Start of RECORDS PROVIDED

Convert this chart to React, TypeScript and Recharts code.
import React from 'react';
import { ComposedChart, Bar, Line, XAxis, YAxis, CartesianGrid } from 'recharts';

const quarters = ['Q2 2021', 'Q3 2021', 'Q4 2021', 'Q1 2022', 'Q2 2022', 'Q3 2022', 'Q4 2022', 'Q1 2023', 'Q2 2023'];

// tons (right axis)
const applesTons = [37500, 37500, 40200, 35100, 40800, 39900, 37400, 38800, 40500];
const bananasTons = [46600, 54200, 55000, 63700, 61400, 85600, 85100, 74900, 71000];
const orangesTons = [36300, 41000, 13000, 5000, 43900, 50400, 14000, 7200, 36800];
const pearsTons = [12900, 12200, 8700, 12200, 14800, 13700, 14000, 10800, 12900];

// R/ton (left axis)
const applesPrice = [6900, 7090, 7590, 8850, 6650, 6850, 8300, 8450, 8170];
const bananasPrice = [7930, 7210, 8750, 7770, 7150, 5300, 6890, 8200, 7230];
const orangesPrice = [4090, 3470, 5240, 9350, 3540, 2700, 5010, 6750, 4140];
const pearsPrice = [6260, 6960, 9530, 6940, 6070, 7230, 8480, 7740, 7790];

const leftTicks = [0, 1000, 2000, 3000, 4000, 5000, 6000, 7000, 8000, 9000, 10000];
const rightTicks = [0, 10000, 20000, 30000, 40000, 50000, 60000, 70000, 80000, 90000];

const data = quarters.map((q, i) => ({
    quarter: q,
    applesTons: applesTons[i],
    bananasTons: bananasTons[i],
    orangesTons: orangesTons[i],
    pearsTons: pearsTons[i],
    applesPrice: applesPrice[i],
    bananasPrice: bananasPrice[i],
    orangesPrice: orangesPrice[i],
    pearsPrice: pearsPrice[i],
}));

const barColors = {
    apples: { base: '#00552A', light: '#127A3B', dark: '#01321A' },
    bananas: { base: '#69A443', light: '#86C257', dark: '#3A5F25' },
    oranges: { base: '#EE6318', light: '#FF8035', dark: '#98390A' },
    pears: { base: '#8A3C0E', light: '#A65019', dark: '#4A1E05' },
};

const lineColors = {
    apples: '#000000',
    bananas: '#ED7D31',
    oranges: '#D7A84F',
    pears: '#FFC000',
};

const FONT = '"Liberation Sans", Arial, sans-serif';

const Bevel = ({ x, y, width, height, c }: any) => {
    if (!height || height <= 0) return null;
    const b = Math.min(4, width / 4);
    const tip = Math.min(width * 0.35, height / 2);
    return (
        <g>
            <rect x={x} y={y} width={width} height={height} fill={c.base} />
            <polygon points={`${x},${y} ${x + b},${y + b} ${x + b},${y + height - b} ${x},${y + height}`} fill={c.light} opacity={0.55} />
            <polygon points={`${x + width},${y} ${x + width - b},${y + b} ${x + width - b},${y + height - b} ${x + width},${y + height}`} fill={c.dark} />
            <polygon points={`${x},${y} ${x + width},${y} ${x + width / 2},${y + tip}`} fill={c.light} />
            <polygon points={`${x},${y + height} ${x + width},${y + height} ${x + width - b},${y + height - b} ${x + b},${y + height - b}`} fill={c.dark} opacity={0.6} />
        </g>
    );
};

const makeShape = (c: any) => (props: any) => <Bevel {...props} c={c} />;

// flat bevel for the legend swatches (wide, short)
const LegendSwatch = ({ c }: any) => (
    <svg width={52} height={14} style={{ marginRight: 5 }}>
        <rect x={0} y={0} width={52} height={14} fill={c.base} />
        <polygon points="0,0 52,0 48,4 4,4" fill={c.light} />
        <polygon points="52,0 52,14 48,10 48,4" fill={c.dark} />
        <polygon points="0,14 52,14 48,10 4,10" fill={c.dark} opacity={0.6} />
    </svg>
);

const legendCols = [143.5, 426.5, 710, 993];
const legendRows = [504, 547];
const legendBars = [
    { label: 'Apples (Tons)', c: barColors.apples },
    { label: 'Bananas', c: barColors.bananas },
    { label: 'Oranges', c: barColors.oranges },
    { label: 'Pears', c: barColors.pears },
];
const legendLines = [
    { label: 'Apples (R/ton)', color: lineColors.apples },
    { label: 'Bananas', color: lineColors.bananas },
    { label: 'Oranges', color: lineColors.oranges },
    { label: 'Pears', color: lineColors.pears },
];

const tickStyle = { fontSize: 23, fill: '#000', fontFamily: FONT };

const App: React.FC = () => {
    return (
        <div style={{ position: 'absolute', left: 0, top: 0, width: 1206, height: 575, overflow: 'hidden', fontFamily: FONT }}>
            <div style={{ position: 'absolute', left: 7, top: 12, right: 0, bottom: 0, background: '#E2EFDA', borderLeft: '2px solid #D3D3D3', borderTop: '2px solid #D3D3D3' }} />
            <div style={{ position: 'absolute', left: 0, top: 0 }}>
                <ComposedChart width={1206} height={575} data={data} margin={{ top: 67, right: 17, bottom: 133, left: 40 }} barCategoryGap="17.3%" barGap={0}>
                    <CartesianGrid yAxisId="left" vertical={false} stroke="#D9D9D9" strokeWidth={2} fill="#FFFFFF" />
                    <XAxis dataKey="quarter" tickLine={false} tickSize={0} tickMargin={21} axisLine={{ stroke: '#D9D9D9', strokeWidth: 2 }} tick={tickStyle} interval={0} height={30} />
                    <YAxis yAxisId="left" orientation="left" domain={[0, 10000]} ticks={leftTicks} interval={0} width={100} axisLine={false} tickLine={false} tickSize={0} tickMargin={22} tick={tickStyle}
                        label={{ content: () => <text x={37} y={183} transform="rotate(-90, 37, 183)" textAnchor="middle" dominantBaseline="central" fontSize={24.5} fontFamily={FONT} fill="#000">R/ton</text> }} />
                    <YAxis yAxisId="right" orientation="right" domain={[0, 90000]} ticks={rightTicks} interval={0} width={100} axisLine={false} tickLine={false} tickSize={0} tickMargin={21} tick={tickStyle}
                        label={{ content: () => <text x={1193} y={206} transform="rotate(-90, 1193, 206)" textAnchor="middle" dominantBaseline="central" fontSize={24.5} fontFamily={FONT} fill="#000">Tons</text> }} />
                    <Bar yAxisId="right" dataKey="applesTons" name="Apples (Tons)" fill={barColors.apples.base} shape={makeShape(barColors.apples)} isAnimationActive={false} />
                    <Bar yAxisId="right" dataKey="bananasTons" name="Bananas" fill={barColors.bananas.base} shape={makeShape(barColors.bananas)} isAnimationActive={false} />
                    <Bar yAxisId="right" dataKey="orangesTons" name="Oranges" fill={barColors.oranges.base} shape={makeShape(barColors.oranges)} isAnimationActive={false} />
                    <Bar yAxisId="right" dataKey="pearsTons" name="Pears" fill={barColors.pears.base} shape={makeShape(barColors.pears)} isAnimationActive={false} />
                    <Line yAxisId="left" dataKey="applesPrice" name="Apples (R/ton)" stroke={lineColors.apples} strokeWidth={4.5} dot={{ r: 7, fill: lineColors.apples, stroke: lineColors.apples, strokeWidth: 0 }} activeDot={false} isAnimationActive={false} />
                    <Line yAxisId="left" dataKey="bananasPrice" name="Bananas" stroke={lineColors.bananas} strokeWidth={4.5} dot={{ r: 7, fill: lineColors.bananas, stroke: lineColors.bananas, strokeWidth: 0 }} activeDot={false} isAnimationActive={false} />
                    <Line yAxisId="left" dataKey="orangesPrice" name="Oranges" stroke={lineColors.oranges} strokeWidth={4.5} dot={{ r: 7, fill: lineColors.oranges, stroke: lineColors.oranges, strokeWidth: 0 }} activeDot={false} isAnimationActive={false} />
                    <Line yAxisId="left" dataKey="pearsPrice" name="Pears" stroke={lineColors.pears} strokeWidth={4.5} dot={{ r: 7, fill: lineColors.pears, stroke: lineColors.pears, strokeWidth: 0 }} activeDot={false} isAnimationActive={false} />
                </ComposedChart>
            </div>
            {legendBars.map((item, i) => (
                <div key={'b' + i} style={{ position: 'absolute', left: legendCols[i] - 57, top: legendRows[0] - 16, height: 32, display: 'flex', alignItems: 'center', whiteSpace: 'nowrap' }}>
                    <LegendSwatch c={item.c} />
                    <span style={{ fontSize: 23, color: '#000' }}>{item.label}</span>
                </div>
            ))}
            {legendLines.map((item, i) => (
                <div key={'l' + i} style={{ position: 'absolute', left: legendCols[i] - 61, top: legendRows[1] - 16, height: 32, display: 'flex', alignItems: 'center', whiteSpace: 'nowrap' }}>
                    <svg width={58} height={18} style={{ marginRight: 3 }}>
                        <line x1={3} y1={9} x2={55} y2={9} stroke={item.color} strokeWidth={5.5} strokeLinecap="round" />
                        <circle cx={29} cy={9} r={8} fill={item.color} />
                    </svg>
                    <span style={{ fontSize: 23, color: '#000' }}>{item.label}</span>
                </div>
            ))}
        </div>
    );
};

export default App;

End of RECORDS PROVIDED
Start of RECORDS PROVIDED

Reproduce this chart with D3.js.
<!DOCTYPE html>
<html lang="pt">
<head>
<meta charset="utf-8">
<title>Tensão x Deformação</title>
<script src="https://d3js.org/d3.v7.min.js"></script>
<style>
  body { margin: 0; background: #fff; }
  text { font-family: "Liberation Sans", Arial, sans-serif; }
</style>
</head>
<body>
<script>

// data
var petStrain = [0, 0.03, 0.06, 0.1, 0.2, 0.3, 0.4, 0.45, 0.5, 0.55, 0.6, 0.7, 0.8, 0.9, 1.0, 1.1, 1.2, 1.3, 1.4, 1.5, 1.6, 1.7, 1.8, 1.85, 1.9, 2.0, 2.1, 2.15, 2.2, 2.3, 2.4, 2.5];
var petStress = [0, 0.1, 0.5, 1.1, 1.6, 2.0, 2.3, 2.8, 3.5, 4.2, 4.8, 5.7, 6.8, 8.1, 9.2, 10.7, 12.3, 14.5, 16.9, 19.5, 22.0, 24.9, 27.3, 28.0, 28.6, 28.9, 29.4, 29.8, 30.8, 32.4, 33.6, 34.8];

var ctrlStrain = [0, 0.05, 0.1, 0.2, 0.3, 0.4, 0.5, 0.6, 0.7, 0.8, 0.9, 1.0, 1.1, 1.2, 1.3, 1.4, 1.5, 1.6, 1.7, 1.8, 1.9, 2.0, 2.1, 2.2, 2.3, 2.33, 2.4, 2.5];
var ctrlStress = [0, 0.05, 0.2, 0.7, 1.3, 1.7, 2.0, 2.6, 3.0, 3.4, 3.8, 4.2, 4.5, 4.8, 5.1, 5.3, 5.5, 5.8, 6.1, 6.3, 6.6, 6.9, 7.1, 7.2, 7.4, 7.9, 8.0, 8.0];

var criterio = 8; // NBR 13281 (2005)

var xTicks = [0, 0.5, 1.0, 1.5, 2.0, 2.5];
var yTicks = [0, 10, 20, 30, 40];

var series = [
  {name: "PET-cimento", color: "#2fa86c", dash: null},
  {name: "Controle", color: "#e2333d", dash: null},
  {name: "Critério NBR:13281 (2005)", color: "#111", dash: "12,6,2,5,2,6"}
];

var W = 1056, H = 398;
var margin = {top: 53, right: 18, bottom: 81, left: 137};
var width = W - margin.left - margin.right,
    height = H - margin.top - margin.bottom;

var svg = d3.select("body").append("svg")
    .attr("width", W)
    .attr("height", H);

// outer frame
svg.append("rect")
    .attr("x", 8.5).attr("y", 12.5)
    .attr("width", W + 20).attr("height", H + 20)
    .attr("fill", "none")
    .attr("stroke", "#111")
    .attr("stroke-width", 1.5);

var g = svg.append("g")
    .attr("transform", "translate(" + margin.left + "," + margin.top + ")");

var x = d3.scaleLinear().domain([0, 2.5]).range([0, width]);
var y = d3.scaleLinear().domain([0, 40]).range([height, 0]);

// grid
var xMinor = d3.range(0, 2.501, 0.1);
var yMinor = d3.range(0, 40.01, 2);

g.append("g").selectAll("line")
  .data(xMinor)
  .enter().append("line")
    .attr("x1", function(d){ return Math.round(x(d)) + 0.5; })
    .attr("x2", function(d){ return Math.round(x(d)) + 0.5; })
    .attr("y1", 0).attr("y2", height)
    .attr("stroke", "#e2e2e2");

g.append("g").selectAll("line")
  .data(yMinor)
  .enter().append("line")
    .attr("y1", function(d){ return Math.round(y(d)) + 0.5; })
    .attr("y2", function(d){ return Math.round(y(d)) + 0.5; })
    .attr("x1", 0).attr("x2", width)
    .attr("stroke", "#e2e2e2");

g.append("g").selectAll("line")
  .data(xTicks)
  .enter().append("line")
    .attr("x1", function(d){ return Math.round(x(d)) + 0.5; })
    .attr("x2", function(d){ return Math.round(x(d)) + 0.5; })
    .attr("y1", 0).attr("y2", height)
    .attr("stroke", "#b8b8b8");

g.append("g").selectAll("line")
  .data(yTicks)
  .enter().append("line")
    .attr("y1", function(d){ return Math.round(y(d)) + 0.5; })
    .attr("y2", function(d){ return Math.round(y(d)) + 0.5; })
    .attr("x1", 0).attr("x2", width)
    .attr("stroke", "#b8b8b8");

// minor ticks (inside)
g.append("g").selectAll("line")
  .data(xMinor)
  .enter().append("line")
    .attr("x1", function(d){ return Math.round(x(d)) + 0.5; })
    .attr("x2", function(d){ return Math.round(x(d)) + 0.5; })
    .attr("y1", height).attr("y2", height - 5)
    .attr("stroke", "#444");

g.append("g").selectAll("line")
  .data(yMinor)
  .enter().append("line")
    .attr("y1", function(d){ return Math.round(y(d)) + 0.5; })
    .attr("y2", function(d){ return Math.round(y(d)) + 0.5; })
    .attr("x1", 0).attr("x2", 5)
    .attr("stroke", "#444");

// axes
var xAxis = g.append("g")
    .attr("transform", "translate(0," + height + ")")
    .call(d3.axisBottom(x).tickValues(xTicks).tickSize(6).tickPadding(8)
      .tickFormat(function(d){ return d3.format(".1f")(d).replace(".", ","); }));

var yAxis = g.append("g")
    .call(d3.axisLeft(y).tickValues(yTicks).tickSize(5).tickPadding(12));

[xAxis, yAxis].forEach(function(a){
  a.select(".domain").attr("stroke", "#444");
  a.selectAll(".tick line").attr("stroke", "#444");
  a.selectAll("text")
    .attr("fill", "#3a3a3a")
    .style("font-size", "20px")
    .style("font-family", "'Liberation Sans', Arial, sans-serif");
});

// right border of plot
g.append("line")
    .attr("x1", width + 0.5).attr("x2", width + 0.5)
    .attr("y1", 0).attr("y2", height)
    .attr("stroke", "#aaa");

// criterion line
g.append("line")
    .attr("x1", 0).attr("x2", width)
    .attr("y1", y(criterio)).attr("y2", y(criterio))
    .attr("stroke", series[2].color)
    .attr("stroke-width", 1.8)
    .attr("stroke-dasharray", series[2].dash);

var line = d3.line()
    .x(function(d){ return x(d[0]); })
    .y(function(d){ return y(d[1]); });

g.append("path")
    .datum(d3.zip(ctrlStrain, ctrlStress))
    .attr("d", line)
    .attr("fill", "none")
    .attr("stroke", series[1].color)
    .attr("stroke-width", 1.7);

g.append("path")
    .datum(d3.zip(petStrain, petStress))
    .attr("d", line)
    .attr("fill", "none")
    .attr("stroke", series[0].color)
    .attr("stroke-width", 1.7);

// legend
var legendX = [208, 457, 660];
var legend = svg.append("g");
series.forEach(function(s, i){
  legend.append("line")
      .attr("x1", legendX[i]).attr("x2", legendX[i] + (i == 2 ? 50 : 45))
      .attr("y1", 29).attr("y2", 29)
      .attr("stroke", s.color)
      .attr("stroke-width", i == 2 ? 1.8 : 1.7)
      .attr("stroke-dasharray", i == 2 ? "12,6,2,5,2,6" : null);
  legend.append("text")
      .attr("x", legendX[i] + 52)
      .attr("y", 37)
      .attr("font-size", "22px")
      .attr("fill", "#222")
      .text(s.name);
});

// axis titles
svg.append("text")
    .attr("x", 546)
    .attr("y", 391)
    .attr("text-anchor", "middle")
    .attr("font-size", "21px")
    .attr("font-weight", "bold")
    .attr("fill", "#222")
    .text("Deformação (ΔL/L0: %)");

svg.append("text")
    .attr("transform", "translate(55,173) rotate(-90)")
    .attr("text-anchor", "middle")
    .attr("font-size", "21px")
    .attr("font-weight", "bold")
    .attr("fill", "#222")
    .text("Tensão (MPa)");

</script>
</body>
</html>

End of RECORDS PROVIDED

CHALLENGE: Every line that holds the word "React" should be extracted.

RESPONSE TO THIS TASK:
Convert this chart to React, TypeScript and Recharts code.
import React from 'react';
const App: React.FC = () => {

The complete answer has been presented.